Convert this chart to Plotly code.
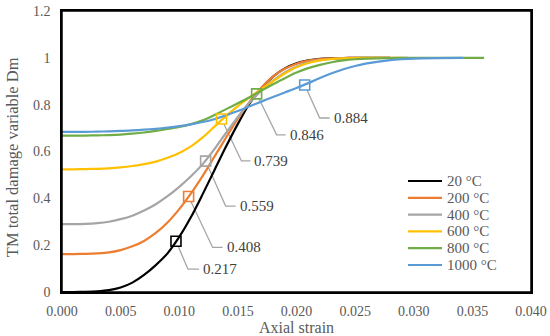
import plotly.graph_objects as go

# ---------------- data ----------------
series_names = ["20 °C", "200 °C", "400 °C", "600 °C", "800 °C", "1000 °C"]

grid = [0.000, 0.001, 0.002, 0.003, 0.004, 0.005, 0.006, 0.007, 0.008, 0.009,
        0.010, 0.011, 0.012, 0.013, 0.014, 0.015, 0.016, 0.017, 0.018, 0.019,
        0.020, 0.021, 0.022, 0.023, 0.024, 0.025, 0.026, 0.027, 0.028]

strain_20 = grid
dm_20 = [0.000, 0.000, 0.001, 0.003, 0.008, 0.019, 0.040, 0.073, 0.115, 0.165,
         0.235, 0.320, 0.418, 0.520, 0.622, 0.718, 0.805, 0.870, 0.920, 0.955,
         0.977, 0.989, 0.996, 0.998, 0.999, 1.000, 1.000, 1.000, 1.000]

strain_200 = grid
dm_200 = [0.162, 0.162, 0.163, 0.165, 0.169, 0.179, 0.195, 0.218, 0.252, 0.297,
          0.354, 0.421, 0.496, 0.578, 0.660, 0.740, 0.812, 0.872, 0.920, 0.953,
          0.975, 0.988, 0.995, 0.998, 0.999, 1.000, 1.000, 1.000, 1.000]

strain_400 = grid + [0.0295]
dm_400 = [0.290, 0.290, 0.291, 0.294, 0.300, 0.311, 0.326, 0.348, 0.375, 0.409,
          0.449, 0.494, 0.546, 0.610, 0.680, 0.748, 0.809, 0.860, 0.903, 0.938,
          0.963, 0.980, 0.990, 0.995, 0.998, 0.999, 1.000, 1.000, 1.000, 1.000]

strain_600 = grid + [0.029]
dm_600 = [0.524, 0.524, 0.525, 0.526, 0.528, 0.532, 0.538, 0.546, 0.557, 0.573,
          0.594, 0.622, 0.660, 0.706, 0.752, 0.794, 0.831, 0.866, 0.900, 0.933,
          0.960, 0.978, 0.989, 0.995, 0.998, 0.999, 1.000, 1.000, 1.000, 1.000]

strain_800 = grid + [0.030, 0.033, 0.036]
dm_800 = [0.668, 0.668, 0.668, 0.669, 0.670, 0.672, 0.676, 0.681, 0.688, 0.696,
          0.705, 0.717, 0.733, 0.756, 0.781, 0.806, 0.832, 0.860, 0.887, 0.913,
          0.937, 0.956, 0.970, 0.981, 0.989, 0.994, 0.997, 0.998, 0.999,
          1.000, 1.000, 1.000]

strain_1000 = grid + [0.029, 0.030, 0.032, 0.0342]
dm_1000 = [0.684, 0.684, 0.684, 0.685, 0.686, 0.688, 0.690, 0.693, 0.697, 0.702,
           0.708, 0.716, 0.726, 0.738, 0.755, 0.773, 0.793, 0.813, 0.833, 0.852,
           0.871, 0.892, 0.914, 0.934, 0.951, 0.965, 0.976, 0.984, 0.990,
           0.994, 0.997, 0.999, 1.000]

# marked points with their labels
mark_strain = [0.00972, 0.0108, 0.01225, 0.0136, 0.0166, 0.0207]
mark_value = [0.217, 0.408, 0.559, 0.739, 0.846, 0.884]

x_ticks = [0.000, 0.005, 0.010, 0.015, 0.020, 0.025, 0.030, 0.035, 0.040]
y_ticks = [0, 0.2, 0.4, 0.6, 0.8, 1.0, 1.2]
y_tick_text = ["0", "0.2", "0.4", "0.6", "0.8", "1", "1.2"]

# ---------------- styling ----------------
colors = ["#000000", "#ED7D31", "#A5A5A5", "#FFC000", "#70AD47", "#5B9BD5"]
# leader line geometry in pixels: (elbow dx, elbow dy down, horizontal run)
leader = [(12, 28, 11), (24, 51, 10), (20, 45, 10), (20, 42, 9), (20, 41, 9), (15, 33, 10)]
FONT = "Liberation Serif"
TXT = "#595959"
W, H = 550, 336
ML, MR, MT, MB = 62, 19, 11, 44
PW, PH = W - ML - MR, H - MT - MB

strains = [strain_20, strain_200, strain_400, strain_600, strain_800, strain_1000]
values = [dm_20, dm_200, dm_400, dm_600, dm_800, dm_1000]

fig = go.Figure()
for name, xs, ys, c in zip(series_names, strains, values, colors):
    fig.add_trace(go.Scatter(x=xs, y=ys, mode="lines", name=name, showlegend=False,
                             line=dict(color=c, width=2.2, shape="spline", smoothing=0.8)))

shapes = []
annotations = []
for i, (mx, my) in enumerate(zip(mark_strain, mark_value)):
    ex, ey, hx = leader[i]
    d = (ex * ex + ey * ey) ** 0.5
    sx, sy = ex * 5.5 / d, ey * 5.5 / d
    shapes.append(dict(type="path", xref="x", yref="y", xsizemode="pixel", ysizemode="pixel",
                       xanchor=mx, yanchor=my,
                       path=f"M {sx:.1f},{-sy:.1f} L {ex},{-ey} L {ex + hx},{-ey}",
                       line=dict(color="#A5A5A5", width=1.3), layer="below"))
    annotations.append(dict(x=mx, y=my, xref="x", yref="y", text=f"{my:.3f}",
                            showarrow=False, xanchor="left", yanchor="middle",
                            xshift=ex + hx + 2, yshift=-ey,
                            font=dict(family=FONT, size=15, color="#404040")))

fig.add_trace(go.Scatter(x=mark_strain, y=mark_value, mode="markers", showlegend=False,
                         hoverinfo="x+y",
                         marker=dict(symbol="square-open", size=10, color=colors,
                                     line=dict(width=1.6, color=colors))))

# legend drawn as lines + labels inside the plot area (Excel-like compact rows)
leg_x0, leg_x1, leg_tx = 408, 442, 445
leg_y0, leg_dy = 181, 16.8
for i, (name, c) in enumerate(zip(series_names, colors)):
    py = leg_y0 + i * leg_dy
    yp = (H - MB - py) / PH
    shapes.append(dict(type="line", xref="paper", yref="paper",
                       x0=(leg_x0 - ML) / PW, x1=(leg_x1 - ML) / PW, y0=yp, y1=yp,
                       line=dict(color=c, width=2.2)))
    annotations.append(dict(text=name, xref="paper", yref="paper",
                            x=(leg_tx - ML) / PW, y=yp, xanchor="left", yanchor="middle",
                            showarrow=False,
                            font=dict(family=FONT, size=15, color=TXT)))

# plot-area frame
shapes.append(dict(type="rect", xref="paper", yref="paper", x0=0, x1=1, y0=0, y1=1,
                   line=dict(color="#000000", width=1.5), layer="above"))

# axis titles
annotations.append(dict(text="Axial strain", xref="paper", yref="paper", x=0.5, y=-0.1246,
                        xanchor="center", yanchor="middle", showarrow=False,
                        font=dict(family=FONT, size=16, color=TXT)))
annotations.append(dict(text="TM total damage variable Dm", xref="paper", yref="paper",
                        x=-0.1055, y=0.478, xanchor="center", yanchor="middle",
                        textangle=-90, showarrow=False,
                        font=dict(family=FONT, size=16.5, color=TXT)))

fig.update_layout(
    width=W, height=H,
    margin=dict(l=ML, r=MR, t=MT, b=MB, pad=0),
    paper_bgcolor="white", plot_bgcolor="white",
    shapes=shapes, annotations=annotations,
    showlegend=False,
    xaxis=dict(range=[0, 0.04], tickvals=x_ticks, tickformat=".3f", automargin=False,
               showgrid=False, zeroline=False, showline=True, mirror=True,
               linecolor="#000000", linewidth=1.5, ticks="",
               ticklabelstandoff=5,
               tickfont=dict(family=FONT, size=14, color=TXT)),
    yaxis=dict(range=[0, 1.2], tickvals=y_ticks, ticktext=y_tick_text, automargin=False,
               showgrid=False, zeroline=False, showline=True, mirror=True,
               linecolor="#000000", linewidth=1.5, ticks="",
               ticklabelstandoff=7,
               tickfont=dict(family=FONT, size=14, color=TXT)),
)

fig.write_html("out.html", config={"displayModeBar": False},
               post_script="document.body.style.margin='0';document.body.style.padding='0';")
++++++++++
TASK REQUIREMENTS :: Repeat, word for word and with no pictures, only the lines running from the beginning of the data to the line that contains "0.975, 0.988, 0.995, 0.998, 0.999, 1.000, 1.000, 1.000, 1.000]".

THE OUTPUT ::
Convert this chart to Plotly code.
import plotly.graph_objects as go

# ---------------- data ----------------
series_names = ["20 °C", "200 °C", "400 °C", "600 °C", "800 °C", "1000 °C"]

grid = [0.000, 0.001, 0.002, 0.003, 0.004, 0.005, 0.006, 0.007, 0.008, 0.009,
        0.010, 0.011, 0.012, 0.013, 0.014, 0.015, 0.016, 0.017, 0.018, 0.019,
        0.020, 0.021, 0.022, 0.023, 0.024, 0.025, 0.026, 0.027, 0.028]

strain_20 = grid
dm_20 = [0.000, 0.000, 0.001, 0.003, 0.008, 0.019, 0.040, 0.073, 0.115, 0.165,
         0.235, 0.320, 0.418, 0.520, 0.622, 0.718, 0.805, 0.870, 0.920, 0.955,
         0.977, 0.989, 0.996, 0.998, 0.999, 1.000, 1.000, 1.000, 1.000]

strain_200 = grid
dm_200 = [0.162, 0.162, 0.163, 0.165, 0.169, 0.179, 0.195, 0.218, 0.252, 0.297,
          0.354, 0.421, 0.496, 0.578, 0.660, 0.740, 0.812, 0.872, 0.920, 0.953,
          0.975, 0.988, 0.995, 0.998, 0.999, 1.000, 1.000, 1.000, 1.000]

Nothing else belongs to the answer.